Через несколько лет, уже во время войны, мне предложили облетать один ракетный самолёт. Точнее, самолёт, которому ещё предстояло стать ракетным. Этот летательный аппарат — его обозначили индексом 302-П — создала группа конструкторов во главе с М.Р. Бисноватом под ракетный двигатель, обещанный конструктором А.Г. Костиковым, которого тогда называли «создателем реактивной артиллерии» — знаменитых «катюш» (впоследствии выяснилось, что приписывать эту заслугу ему, тем более единолично, должных оснований не было). Не задалась у него работа и над двигателем для самолёта 302-П: сроки проходили, двигателя же все не было.
А пока машину в безмоторном варианте испытал лётчик С.Н. Анохин. Как всегда, после окончания программы следовал облёт новой машины несколькими испытателями — нечто вроде воздушного консилиума для получения возможно более полной качественной оценки аппарата.
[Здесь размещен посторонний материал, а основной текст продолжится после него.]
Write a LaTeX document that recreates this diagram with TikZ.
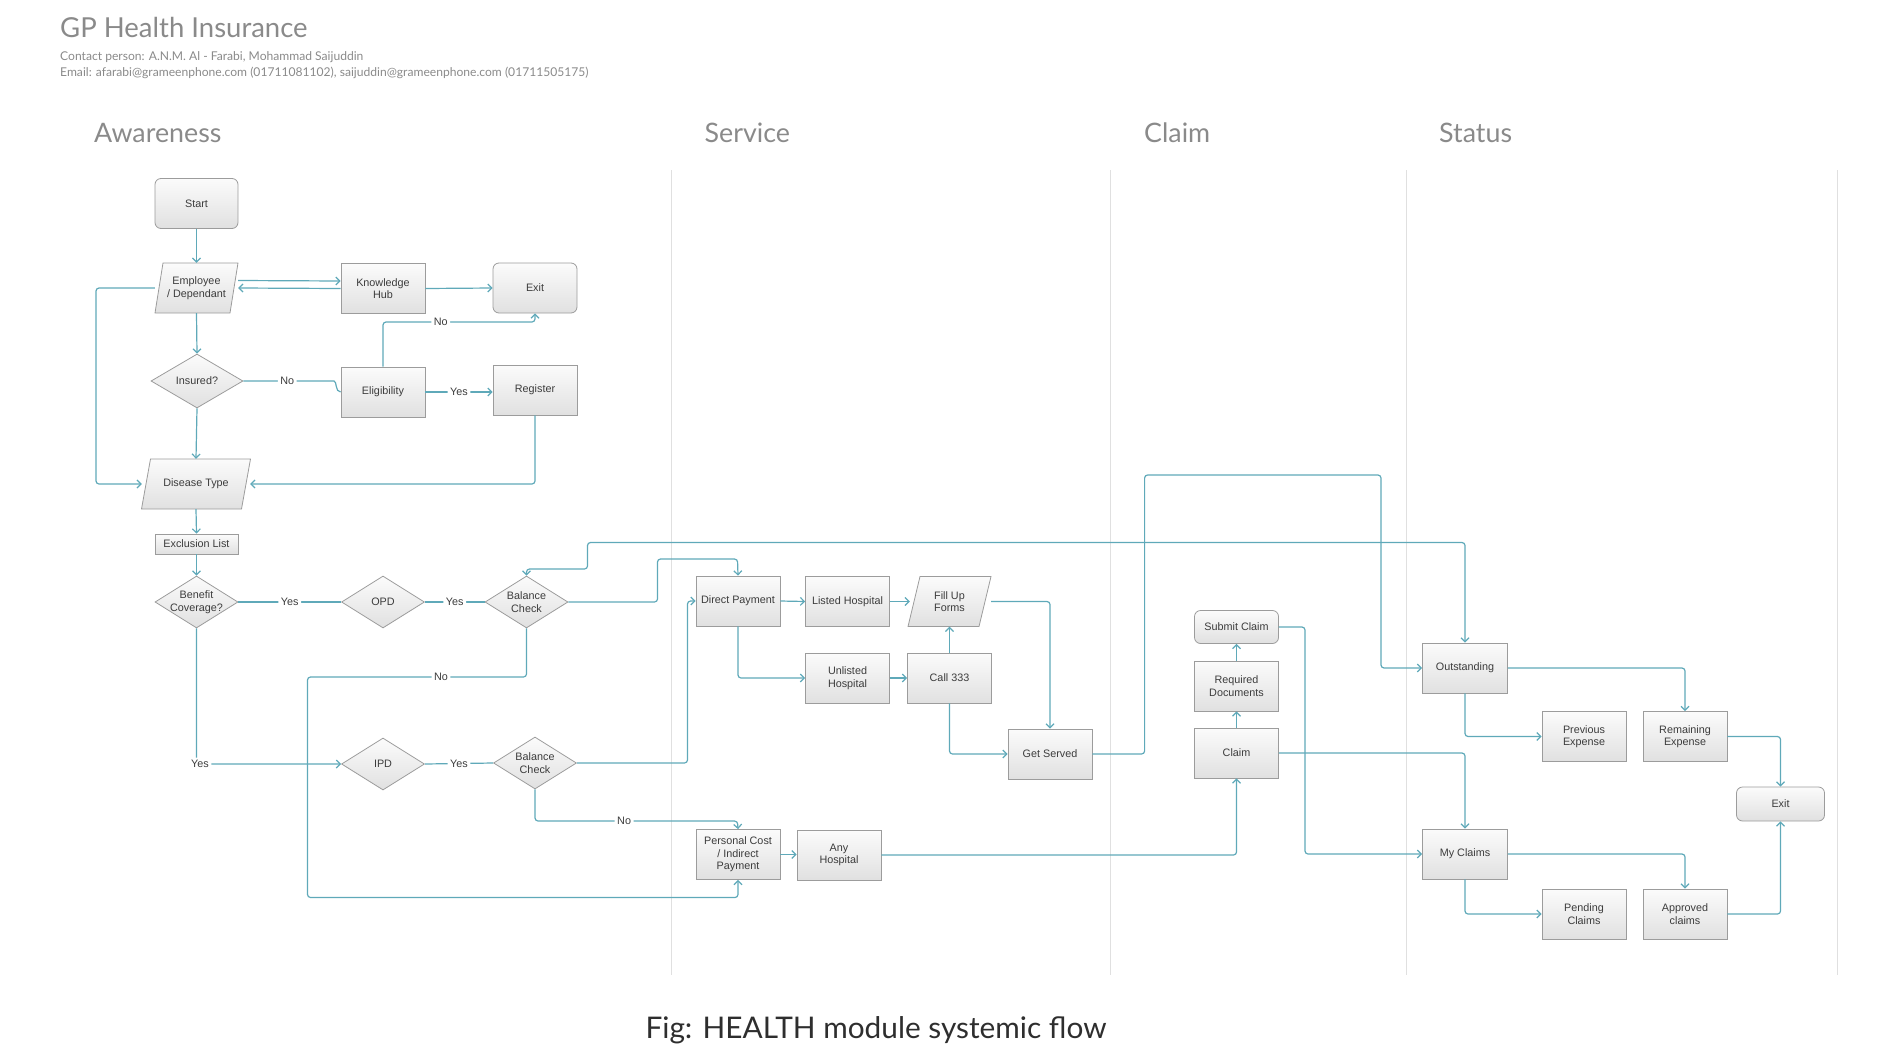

Получив задание участвовать в этом облёте, я задумался о том, как поведёт себя в полёте на буксире стоящая передо мной машина. Будет ли она похожа в этом отношении на лёгкие тихоходные планёры Ш-10 или Г-9? Как буксироваться на ней? Как регулировать провисание троса? Мои раздумья разрешил Анохин.
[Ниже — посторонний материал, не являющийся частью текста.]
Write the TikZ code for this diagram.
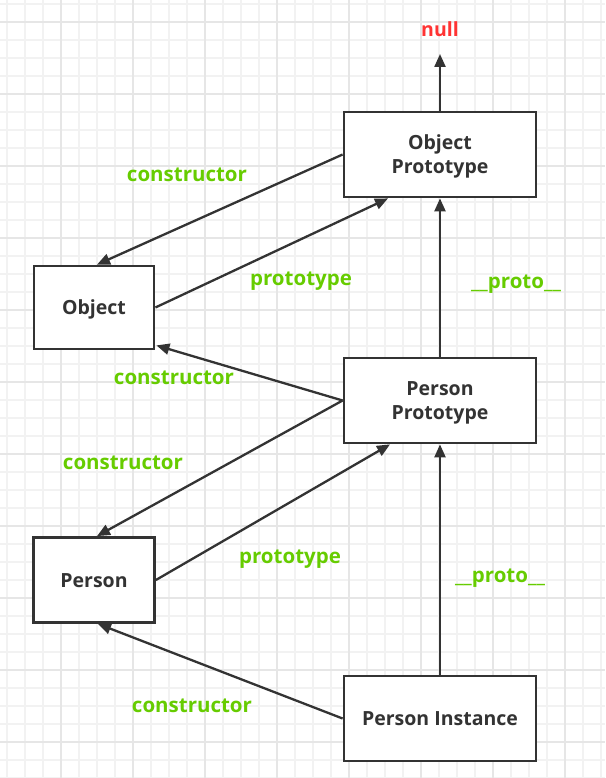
\documentclass[tikz,border=0pt]{standalone}
\usepackage{fontspec}
\setmainfont{Open Sans}
\usetikzlibrary{arrows.meta}
\definecolor{boxc}{HTML}{333333}
\definecolor{lblgreen}{HTML}{66CC00}
\definecolor{nullred}{HTML}{FF3333}
\definecolor{gridminor}{HTML}{F2F2F2}
\definecolor{gridmajor}{HTML}{E6E6E6}
\newcommand\boxtxt[1]{\raisebox{-7.5pt}[0pt][0pt]{\begin{tabular}{@{}c@{}}#1\end{tabular}}}
\tikzset{
  objbox/.style={draw=boxc, line width=2.8pt, fill=white, text=boxc, font=\bfseries\fontsize{19.5}{24}\selectfont, inner sep=0pt},
  arr/.style={draw=boxc, line width=2.3pt, -{Triangle[length=13pt,width=11pt]}},
  lbl/.style={text=lblgreen, font=\bfseries\fontsize{20.5}{24}\selectfont, inner sep=0pt, anchor=base},
}
\begin{document}
\begin{tikzpicture}[x=1pt,y=-1pt]
\useasboundingbox (0,0) rectangle (605,778);
\fill[white] (0,0) rectangle (605,778);
% grid
\foreach \i in {0,...,33} {
  \draw[gridminor, line width=1.4pt] ({7+18*\i},0) -- ({7+18*\i},778);
}
\foreach \i in {0,...,43} {
  \draw[gridminor, line width=1.4pt] (0,{4+18*\i}) -- (605,{4+18*\i});
}
\foreach \i in {0,...,8} {
  \draw[gridmajor, line width=1.4pt] ({61+72*\i-72},0) -- ({61+72*\i-72},778);
}
\foreach \i in {0,...,10} {
  \draw[gridmajor, line width=1.4pt] (0,{22+72*\i}) -- (605,{22+72*\i});
}
% nodes
\node[objbox, minimum width=192pt, minimum height=85pt] (OP) at (440,154.5) {\boxtxt{Object\\Prototype}};
\node[objbox, minimum width=120pt, minimum height=83pt] (Obj) at (94,307.5) {\boxtxt{Object}};
\node[objbox, minimum width=192pt, minimum height=85pt] (PP) at (440,400.5) {\boxtxt{Person\\Prototype}};
\node[objbox, minimum width=121pt, minimum height=85pt] (P) at (94,580) {\boxtxt{Person}};
\node[objbox, minimum width=192pt, minimum height=85pt] (PI) at (440,718.5) {\boxtxt{Person Instance}};
\node[text=nullred, font=\bfseries\fontsize{19.5}{24}\selectfont, inner sep=0pt, anchor=base] (null) at (440,37) {null};
\coordinate (nulltip) at (440,54);
% connectors
\draw[arr] (OP.north) -- (nulltip);
\draw[arr] (OP.west) -- ([xshift=3pt]Obj.north);
\draw[arr] (Obj.east) -- ([xshift=-52pt]OP.south);
\draw[arr] (PP.west) -- ([xshift=1pt,yshift=5pt]Obj.south east);
\draw[arr] (PP.north) -- (OP.south);
\draw[arr] (PP.west) -- ([xshift=3pt]P.north);
\draw[arr] (P.east) -- ([xshift=-50pt]PP.south);
\draw[arr] (PI.north) -- (PP.south);
\draw[arr] (PI.west) -- ([xshift=4pt]P.south);
% labels
\node[lbl] (l1) at (187,181) {constructor};
\node[lbl] (l2) at (301,285) {prototype};
\node[lbl] (l3) at (516,288) {\_\_proto\_\_};
\node[lbl] (l4) at (174,384) {constructor};
\node[lbl] (l5) at (123,469) {constructor};
\node[lbl] (l6) at (290,563) {prototype};
\node[lbl] (l7) at (500,582) {\_\_proto\_\_};
\node[lbl] (l8) at (192,712) {constructor};
\end{tikzpicture}
\end{document}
— А вы не смотрите на трос, — сказал Сергей Николаевич (он пришёл в наш коллектив незадолго до этого, и мы с ним были ещё на «вы»). — Забудьте о нем. Держитесь, будто в строю, на одной и той же высоте относительно буксировщика, и трос сам провиснет так, как нужно.
Велика в нашем деле сила точного замечания! Я знал об этом из собственного опыта: выпуская лётчиков в самостоятельный полет на новых для них типах самолётов, ни в коем случае не следует загромождать сознание человека многословным, будто он впервые садится за штурвал, изложением всего, что и как ему придётся делать в воздухе. (Этим же, кстати, грешат и многие по сей день действующие инструкции по лётной эксплуатации и пилотированию летательных аппаратов.) А нужно тут другое — несколько лаконичных и чётких указаний лётчику о том, что в новой машине покажется ему непривычным, не таким, как на ранее освоенных аппаратах, — остальное он отлично знает сам. Совет Анохина в этом смысле был очень точен.
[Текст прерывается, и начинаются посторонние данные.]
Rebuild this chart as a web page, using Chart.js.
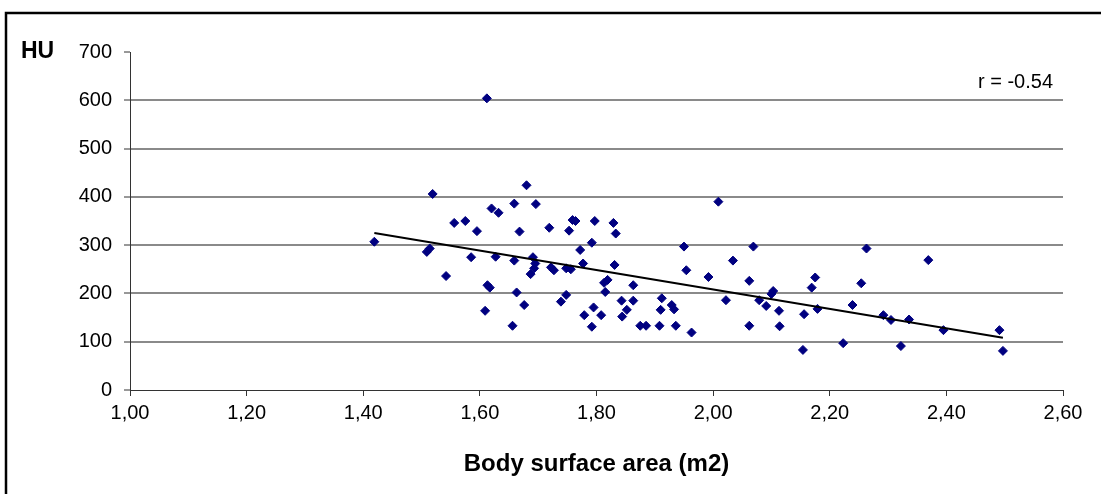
<!DOCTYPE html>
<html>
<head>
<meta charset="utf-8">
<script src="https://cdn.jsdelivr.net/npm/chart.js@4.4.1/dist/chart.umd.min.js"></script>
<style>
html,body{margin:0;padding:0;background:#fff;}
#wrap{width:1101px;height:494px;}
</style>
</head>
<body>
<div id="wrap"><canvas id="bsaChart" width="1101" height="494"></canvas></div>
<script>
// ------------------------------------------
// data
// ------------------------------------------

const bsa = [
    1.419, 1.519, 1.556, 1.575, 1.595, 1.620, 1.632, 1.659, 1.668, 1.509,
    1.514, 1.542, 1.585, 1.627, 1.659, 1.613, 1.617, 1.663, 1.609, 1.656,
    1.680, 1.696, 1.719, 1.759, 1.764, 1.753, 1.797, 1.829, 1.833, 1.792,
    1.772, 1.691, 1.695, 1.693, 1.687, 1.722, 1.727, 1.748, 1.756, 1.777,
    1.831, 1.813, 1.819, 1.815, 1.863, 1.676, 1.739, 1.748, 1.779, 1.795,
    1.808, 1.792, 1.843, 1.863, 1.852, 1.844, 1.875, 1.885, 1.908, 1.912,
    1.910, 1.929, 1.933, 2.009, 1.950, 2.069, 2.034, 1.954, 1.992, 2.062,
    2.175, 2.169, 1.936, 1.963, 2.022, 2.062, 2.079, 2.091, 2.103, 2.100,
    2.113, 2.114, 2.156, 2.154, 2.179, 2.263, 2.369, 2.254, 2.239, 2.292,
    2.305, 2.336, 2.395, 2.491, 2.497, 2.223, 2.322, 1.612
];

const hu = [
    307, 406, 346, 350, 329, 376, 367, 386, 328, 286,
    293, 236, 275, 276, 268, 217, 212, 202, 164, 133,
    424, 385, 336, 352, 350, 330, 350, 346, 324, 305,
    290, 275, 262, 252, 240, 254, 248, 252, 250, 262,
    259, 222, 228, 203, 217, 176, 183, 197, 155, 171,
    155, 131, 185, 185, 166, 152, 133, 133, 133, 190,
    166, 176, 167, 390, 297, 297, 268, 248, 234, 226,
    233, 212, 133, 119, 186, 133, 186, 174, 205, 199,
    164, 132, 157, 83, 168, 293, 269, 221, 176, 155,
    145, 146, 124, 124, 81, 97, 91, 604
];

// trend line ends
const trendBsa = [1.419, 2.497];
const trendHu = [325, 108];

// tick labels
const xTickValues = [1.0, 1.2, 1.4, 1.6, 1.8, 2.0, 2.2, 2.4, 2.6];
const yTickValues = [0, 100, 200, 300, 400, 500, 600, 700];

const yUnit = "HU";
const xTitle = "Body surface area (m2)";
const rLabel = "r = -0.54";


// ------------------------------------------
// frame + extra labels
// ------------------------------------------

const FONT = "'Liberation Sans', Arial, sans-serif";

const extraText = {
    id: "extraText",
    afterDraw(chart){
        const c = chart.ctx;
        c.save();

        // frame
        c.strokeStyle = "#000";
        c.lineWidth = 2.5;
        c.beginPath();
        c.moveTo(6, 600);
        c.lineTo(6, 13);
        c.lineTo(1200, 13);
        c.stroke();

        c.fillStyle = "#000";
        c.textBaseline = "middle";

        // HU
        c.font = "bold 23px " + FONT;
        c.textAlign = "left";
        c.fillText(yUnit, 21, 52);

        // r value
        c.font = "20px " + FONT;
        c.textAlign = "right";
        c.fillText(rLabel, 1053, 82);

        c.restore();
    }
};


// ------------------------------------------
// chart
// ------------------------------------------

const points = bsa.map((x, i) => ({x: x, y: hu[i]}));
const trend = trendBsa.map((x, i) => ({x: x, y: trendHu[i]}));

const tickFont = {family: FONT, size: 20};

new Chart(document.getElementById("bsaChart").getContext("2d"), {

    type: "scatter",

    data: {
        datasets: [
            {
                type: "line",
                data: trend,
                borderColor: "#000",
                borderWidth: 2,
                pointRadius: 0,
                fill: false,
                order: 0
            },
            {
                data: points,
                pointStyle: "rectRot",
                pointRadius: 4.5,
                pointBorderWidth: 1,
                backgroundColor: "#000080",
                borderColor: "#000080",
                order: 1
            }
        ]
    },

    options: {
        responsive: false,
        animation: false,
        devicePixelRatio: 1,
        layout: {
            padding: {left: 0, top: 52, right: 38, bottom: 0}
        },
        plugins: {
            legend: {display: false},
            tooltip: {enabled: false}
        },
        scales: {
            x: {
                type: "linear",
                min: xTickValues[0],
                max: xTickValues[xTickValues.length - 1],
                afterBuildTicks: s => { s.ticks = xTickValues.map(v => ({value: v})); },
                afterFit: s => { s.height = 104; },
                grid: {
                    drawOnChartArea: false,
                    tickLength: 6,
                    tickColor: "#333",
                    tickWidth: 1
                },
                border: {color: "#333", width: 1},
                ticks: {
                    color: "#000",
                    font: tickFont,
                    padding: 5,
                    maxRotation: 0,
                    callback: v => v.toFixed(2).replace(".", ",")
                },
                title: {
                    display: true,
                    text: xTitle,
                    color: "#000",
                    font: {family: FONT, size: 24, weight: "bold"},
                    padding: {top: 0, bottom: 15}
                }
            },
            y: {
                type: "linear",
                min: yTickValues[0],
                max: yTickValues[yTickValues.length - 1],
                afterBuildTicks: s => { s.ticks = yTickValues.map(v => ({value: v})); },
                afterFit: s => { s.width = 130; },
                grid: {
                    color: ctx => (ctx.tick && (ctx.tick.value === 0 || ctx.tick.value === 700)) ? "rgba(0,0,0,0)" : "#8a8a8a",
                    lineWidth: 2,
                    tickLength: 6,
                    tickColor: "#333",
                    tickWidth: 1
                },
                border: {color: "#333", width: 1},
                ticks: {
                    color: "#000",
                    font: tickFont,
                    padding: 12,
                    callback: v => String(v)
                }
            }
        }
    },

    plugins: [extraText]

});
</script>
</body>
</html>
Взлетев, я последовал ему и с тех пор больше никогда ни малейших затруднений в буксирных полётах — ни на этой машине, ни на какой-либо иной — не испытывал.
Когда же дело дошло до «Мессершмитта-163», моя задача облегчилась дополнительно ещё и тем, что пилотирование самолёта-буксировщика Ту-2 было поручено опытному специалисту в этой области — старейшему мастеру безмоторных полётов лётчику-испытателю Игорю Ивановичу Шелесту.